Воспитанницы трех старших классов в коротеньких капо- тиках и с распущенными, кокетливо причесанными волосами сходились группами, ходили по коридору, сообщали друг другу дневные новости по классу или оживленно разговаривали, смеялись, мечтали, строили планы на будущее.
Вечером, на другой день после посещения государя, нас увели наверх раньше обыкновенного, так как все были несколько утомлены дневным напряжением (пока государь был в Москве, все в институте было так, словно он мог приехать каждую минуту), и уроков назавтра не полагалось. Только что скинули мы платья и надели капотики, а классные дамы собрались в комнате у нашей дамы и оживленно и шумно разговаривали, пронеслась весть, что государь находится в Екатерининском институте и, по всей вероятности, будет сейчас и у нас. Откуда взялась эта весть — Бог знает, но она мгновенно облетела верхний коридор и дортуары. Волнение поднялось невообразимое. Мы стали спешно причесываться и одеваться, но классная дама, переговорившая с начальницей, объявила нам приказ maman: ложиться сейчас в постель, потому что парадные платья заперты в рукодельной, ключ от которой унесен рукодельною дамой; а государю доложат, что воспитанницы уже спят.
― Но мы не спим и не будем спать, а хотим видеть государя! — кричали мы, все красные от волнения. — Мы выйдем и в старых платьях.
(Обыкновенно, чтобы мы ни чувствовали, мы всегда были очень сдержанны в обращении с классными дамами и никогда не позволяли себе возвышать голоса; также и говорили мы с ними, и они с нами не иначе как по-французски или по-немецки, но на этот раз все кричали по-русски.)
Maman велела ложиться немедленно; раздевайтесь и ложитесь сейчас же! — кричала также по-русски не менее нас взволнованная классная дама.
― Не ляжем! — кричали мы. — Никогда не ляжем. Государь будет тут, а мы будем спать... Мы хотим видеть государя. Мы выбежим в старых платьях, в блузах, — он не рассердится.
Мы стояли толпой у двери, готовые броситься бежать и в блузах, если приедет государь, а классная дама, захлопнув дверь и загородив ее спиной, стояла в коридоре.

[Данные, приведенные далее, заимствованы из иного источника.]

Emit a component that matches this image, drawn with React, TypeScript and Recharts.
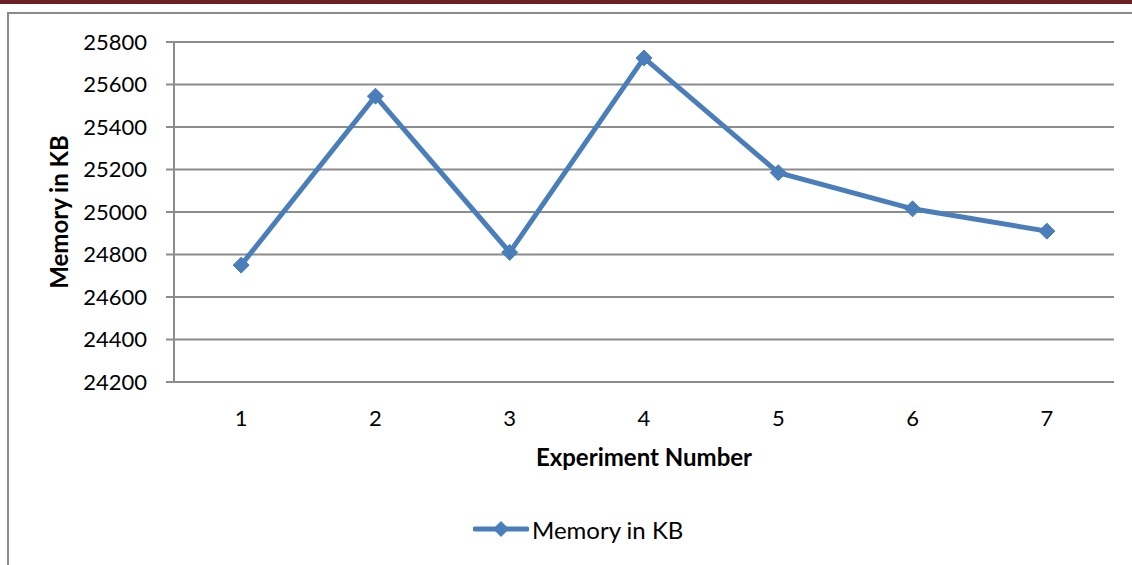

Бунтовали все — и первые ученицы, и самые смирненькие. Доложили начальнице, что воспитанницы 1-го класса не ложатся и «бунтуют». Через несколько минут послышался за дверью твердый и громкий голос maman:
― Запереть дверь.
И мы услышали звон и щелканье ключа.
Трудно передать наше отчаяние. Мы стучали в дверь кулаками и кричали:
― Отоприте! Все одно, если государь приедет, мы отворим окна, встанем на них и будем кричать, что нас заперли, что мы не спим и хотим видеть его, чтобы он велел отпереть.